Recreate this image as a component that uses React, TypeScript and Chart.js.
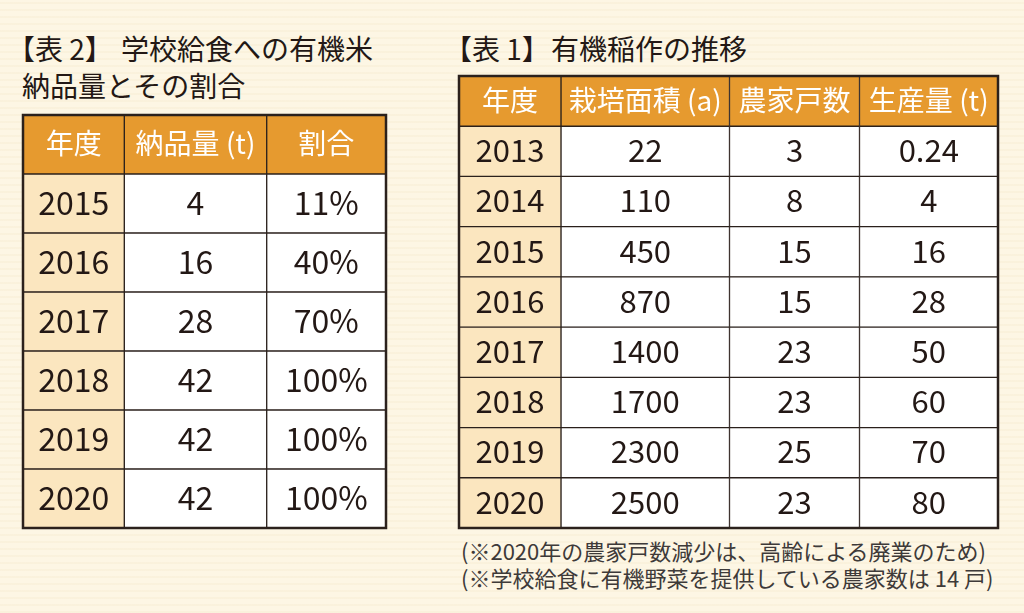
import React, { useEffect, useRef } from 'react';
import { Chart, registerables } from 'chart.js';

Chart.register(...registerables);

const FONT_FAMILY = '"Noto Sans CJK JP", "Noto Sans", sans-serif';
const ORANGE = '#e69a2f';
const BEIGE = '#fbe6bf';
const WHITE = '#ffffff';
const LINE = '#2b211c';
const TEXT = '#231815';

// 【表 2】学校給食への有機米納品量とその割合
const lunchHeaders = ['年度', '納品量 (t)', '割合'];
const lunchYears = ['2015', '2016', '2017', '2018', '2019', '2020'];
const lunchDeliveredT = [4, 16, 28, 42, 42, 42];
const lunchSharePct = [11, 40, 70, 100, 100, 100];

// 【表 1】有機稲作の推移
const riceHeaders = ['年度', '栽培面積 (a)', '農家戸数', '生産量 (t)'];
const riceYears = ['2013', '2014', '2015', '2016', '2017', '2018', '2019', '2020'];
const riceAreaA = [22, 110, 450, 870, 1400, 1700, 2300, 2500];
const riceFarms = [3, 8, 15, 15, 23, 23, 25, 23];
const riceOutputT = [0.24, 4, 16, 28, 50, 60, 70, 80];

const noteLines = [
  '(※2020年の農家戸数減少は、高齢による廃業のため)',
  '(※学校給食に有機野菜を提供している農家数は 14 戸)',
];

type TableProps = {
  headers: string[];
  rows: string[];
  columns: string[][];
  colWidths: number[];
  left: number;
  top: number;
  width: number;
  height: number;
  headerFont: string;
  bodyFont: string;
};

function TableChart(props: TableProps) {
  const ref = useRef<HTMLCanvasElement>(null);
  useEffect(() => {
    const { headers, rows, columns, colWidths, headerFont, bodyFont } = props;
    const rowLabels = ['header', ...rows];
    const edges = [0];
    colWidths.forEach((w) => edges.push(edges[edges.length - 1] + w));
    const datasets = headers.map((h, c) => ({
      label: h,
      data: rowLabels.map(() => [edges[c], edges[c + 1]]),
      backgroundColor: rowLabels.map((_, r) => (r === 0 ? ORANGE : c === 0 ? BEIGE : WHITE)),
      borderColor: LINE,
      borderWidth: 1,
      borderSkipped: false,
      barPercentage: 1,
      categoryPercentage: 1,
      grouped: false,
    }));
    const textPlugin = {
      id: 'cellText',
      afterDatasetsDraw(chart: any) {
        const ctx = chart.ctx;
        ctx.save();
        ctx.textAlign = 'center';
        ctx.textBaseline = 'middle';
        datasets.forEach((_, c) => {
          const meta = chart.getDatasetMeta(c);
          meta.data.forEach((el: any, r: number) => {
            const cx = (el.x + el.base) / 2;
            const cy = el.y;
            if (r === 0) {
              ctx.fillStyle = '#ffffff';
              ctx.font = headerFont;
              ctx.fillText(headers[c], cx, cy - 1);
            } else {
              ctx.fillStyle = TEXT;
              ctx.font = bodyFont;
              ctx.fillText(columns[c][r - 1], cx, cy - 1);
            }
          });
        });
        const a = chart.chartArea;
        ctx.strokeStyle = LINE;
        ctx.lineWidth = 2.5;
        ctx.strokeRect(a.left, a.top, a.right - a.left, a.bottom - a.top);
        ctx.restore();
      },
    };
    const chart = new Chart(ref.current as HTMLCanvasElement, {
      type: 'bar',
      data: { labels: rowLabels, datasets: datasets as any },
      options: {
        indexAxis: 'y',
        animation: false,
        responsive: false,
        maintainAspectRatio: false,
        layout: { padding: 2 },
        scales: {
          x: { type: 'linear', min: 0, max: edges[edges.length - 1], display: false },
          y: { type: 'category', offset: true, display: false },
        },
        plugins: {
          legend: { display: false },
          tooltip: { enabled: false },
          title: { display: false },
        },
      },
      plugins: [textPlugin],
    });
    return () => chart.destroy();
  }, []);
  return (
    <canvas
      ref={ref}
      width={props.width}
      height={props.height}
      style={{ position: 'absolute', left: props.left, top: props.top, width: props.width, height: props.height }}
    />
  );
}

const halt = { fontFeatureSettings: '"halt"' };
const titleStyle: React.CSSProperties = {
  position: 'absolute',
  fontFamily: FONT_FAMILY,
  fontSize: 28,
  lineHeight: '30px',
  color: TEXT,
  whiteSpace: 'nowrap',
};

export default function App() {
  return (
    <div
      style={{
        position: 'absolute',
        left: 0,
        top: 0,
        width: 1024,
        height: 613,
        overflow: 'hidden',
        background:
          'repeating-linear-gradient(0deg, rgba(240,226,192,0.22) 0px, rgba(240,226,192,0.22) 2px, rgba(255,255,255,0) 2px, rgba(255,255,255,0) 7px), #fdf6e4',
      }}
    >
      <div style={{ ...titleStyle, left: 21, top: 33 }}>
        <span style={halt}>【</span>表 2<span style={halt}>】</span>
      </div>
      <div style={{ ...titleStyle, left: 121, top: 33 }}>学校給食への有機米</div>
      <div style={{ ...titleStyle, left: 22, top: 70 }}>納品量とその割合</div>

      <div style={{ ...titleStyle, left: 458, top: 33 }}>
        <span style={halt}>【</span>表 1<span style={halt}>】</span>
      </div>
      <div style={{ ...titleStyle, left: 551, top: 33 }}>有機稲作の推移</div>

      <TableChart
        headers={lunchHeaders}
        rows={lunchYears}
        columns={[lunchYears, lunchDeliveredT.map(String), lunchSharePct.map((v) => v + '%')]}
        colWidths={[101.3, 142.4, 119.3]}
        left={21}
        top={113}
        width={367}
        height={417}
        headerFont={`400 28px ${FONT_FAMILY}`}
        bodyFont={`400 32px ${FONT_FAMILY}`}
      />
      <TableChart
        headers={riceHeaders}
        rows={riceYears}
        columns={[riceYears, riceAreaA.map(String), riceFarms.map(String), riceOutputT.map(String)]}
        colWidths={[102, 168.5, 130, 138.5]}
        left={457}
        top={74}
        width={543}
        height={456}
        headerFont={`400 28px ${FONT_FAMILY}`}
        bodyFont={`400 31px ${FONT_FAMILY}`}
      />

      <div style={{ ...titleStyle, left: 461, top: 537, fontSize: 22, lineHeight: '27px', color: '#3e3a39' }}>
        {noteLines.map((t) => (
          <div key={t}>{t}</div>
        ))}
      </div>
    </div>
  );
}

- Problem details:
Omit every picture, then reproduce the rest of the listing exactly.

- Written reply:
Recreate this image as a component that uses React, TypeScript and Chart.js.
import React, { useEffect, useRef } from 'react';
import { Chart, registerables } from 'chart.js';

Chart.register(...registerables);

const FONT_FAMILY = '"Noto Sans CJK JP", "Noto Sans", sans-serif';
const ORANGE = '#e69a2f';
const BEIGE = '#fbe6bf';
const WHITE = '#ffffff';
const LINE = '#2b211c';
const TEXT = '#231815';

// 【表 2】学校給食への有機米納品量とその割合
const lunchHeaders = ['年度', '納品量 (t)', '割合'];
const lunchYears = ['2015', '2016', '2017', '2018', '2019', '2020'];
const lunchDeliveredT = [4, 16, 28, 42, 42, 42];
const lunchSharePct = [11, 40, 70, 100, 100, 100];

// 【表 1】有機稲作の推移
const riceHeaders = ['年度', '栽培面積 (a)', '農家戸数', '生産量 (t)'];
const riceYears = ['2013', '2014', '2015', '2016', '2017', '2018', '2019', '2020'];
const riceAreaA = [22, 110, 450, 870, 1400, 1700, 2300, 2500];
const riceFarms = [3, 8, 15, 15, 23, 23, 25, 23];
const riceOutputT = [0.24, 4, 16, 28, 50, 60, 70, 80];

const noteLines = [
  '(※2020年の農家戸数減少は、高齢による廃業のため)',
  '(※学校給食に有機野菜を提供している農家数は 14 戸)',
];

type TableProps = {
  headers: string[];
  rows: string[];
  columns: string[][];
  colWidths: number[];
  left: number;
  top: number;
  width: number;
  height: number;
  headerFont: string;
  bodyFont: string;
};

function TableChart(props: TableProps) {
  const ref = useRef<HTMLCanvasElement>(null);
  useEffect(() => {
    const { headers, rows, columns, colWidths, headerFont, bodyFont } = props;
    const rowLabels = ['header', ...rows];
    const edges = [0];
    colWidths.forEach((w) => edges.push(edges[edges.length - 1] + w));
    const datasets = headers.map((h, c) => ({
      label: h,
      data: rowLabels.map(() => [edges[c], edges[c + 1]]),
      backgroundColor: rowLabels.map((_, r) => (r === 0 ? ORANGE : c === 0 ? BEIGE : WHITE)),
      borderColor: LINE,
      borderWidth: 1,
      borderSkipped: false,
      barPercentage: 1,
      categoryPercentage: 1,
      grouped: false,
    }));
    const textPlugin = {
      id: 'cellText',
      afterDatasetsDraw(chart: any) {
        const ctx = chart.ctx;
        ctx.save();
        ctx.textAlign = 'center';
        ctx.textBaseline = 'middle';
        datasets.forEach((_, c) => {
          const meta = chart.getDatasetMeta(c);
          meta.data.forEach((el: any, r: number) => {
            const cx = (el.x + el.base) / 2;
            const cy = el.y;
            if (r === 0) {
              ctx.fillStyle = '#ffffff';
              ctx.font = headerFont;
              ctx.fillText(headers[c], cx, cy - 1);
            } else {
              ctx.fillStyle = TEXT;
              ctx.font = bodyFont;
              ctx.fillText(columns[c][r - 1], cx, cy - 1);
            }
          });
        });
        const a = chart.chartArea;
        ctx.strokeStyle = LINE;
        ctx.lineWidth = 2.5;
        ctx.strokeRect(a.left, a.top, a.right - a.left, a.bottom - a.top);
        ctx.restore();
      },
    };
    const chart = new Chart(ref.current as HTMLCanvasElement, {
      type: 'bar',
      data: { labels: rowLabels, datasets: datasets as any },
      options: {
        indexAxis: 'y',
        animation: false,
        responsive: false,
        maintainAspectRatio: false,
        layout: { padding: 2 },
        scales: {
          x: { type: 'linear', min: 0, max: edges[edges.length - 1], display: false },
          y: { type: 'category', offset: true, display: false },
        },
        plugins: {
          legend: { display: false },
          tooltip: { enabled: false },
          title: { display: false },
        },
      },
      plugins: [textPlugin],
    });
    return () => chart.destroy();
  }, []);
  return (
    <canvas
      ref={ref}
      width={props.width}
      height={props.height}
      style={{ position: 'absolute', left: props.left, top: props.top, width: props.width, height: props.height }}
    />
  );
}

const halt = { fontFeatureSettings: '"halt"' };
const titleStyle: React.CSSProperties = {
  position: 'absolute',
  fontFamily: FONT_FAMILY,
  fontSize: 28,
  lineHeight: '30px',
  color: TEXT,
  whiteSpace: 'nowrap',
};

export default function App() {
  return (
    <div
      style={{
        position: 'absolute',
        left: 0,
        top: 0,
        width: 1024,
        height: 613,
        overflow: 'hidden',
        background:
          'repeating-linear-gradient(0deg, rgba(240,226,192,0.22) 0px, rgba(240,226,192,0.22) 2px, rgba(255,255,255,0) 2px, rgba(255,255,255,0) 7px), #fdf6e4',
      }}
    >
      <div style={{ ...titleStyle, left: 21, top: 33 }}>
        <span style={halt}>【</span>表 2<span style={halt}>】</span>
      </div>
      <div style={{ ...titleStyle, left: 121, top: 33 }}>学校給食への有機米</div>
      <div style={{ ...titleStyle, left: 22, top: 70 }}>納品量とその割合</div>

      <div style={{ ...titleStyle, left: 458, top: 33 }}>
        <span style={halt}>【</span>表 1<span style={halt}>】</span>
      </div>
      <div style={{ ...titleStyle, left: 551, top: 33 }}>有機稲作の推移</div>

      <TableChart
        headers={lunchHeaders}
        rows={lunchYears}
        columns={[lunchYears, lunchDeliveredT.map(String), lunchSharePct.map((v) => v + '%')]}
        colWidths={[101.3, 142.4, 119.3]}
        left={21}
        top={113}
        width={367}
        height={417}
        headerFont={`400 28px ${FONT_FAMILY}`}
        bodyFont={`400 32px ${FONT_FAMILY}`}
      />
      <TableChart
        headers={riceHeaders}
        rows={riceYears}
        columns={[riceYears, riceAreaA.map(String), riceFarms.map(String), riceOutputT.map(String)]}
        colWidths={[102, 168.5, 130, 138.5]}
        left={457}
        top={74}
        width={543}
        height={456}
        headerFont={`400 28px ${FONT_FAMILY}`}
        bodyFont={`400 31px ${FONT_FAMILY}`}
      />

      <div style={{ ...titleStyle, left: 461, top: 537, fontSize: 22, lineHeight: '27px', color: '#3e3a39' }}>
        {noteLines.map((t) => (
          <div key={t}>{t}</div>
        ))}
      </div>
    </div>
  );
}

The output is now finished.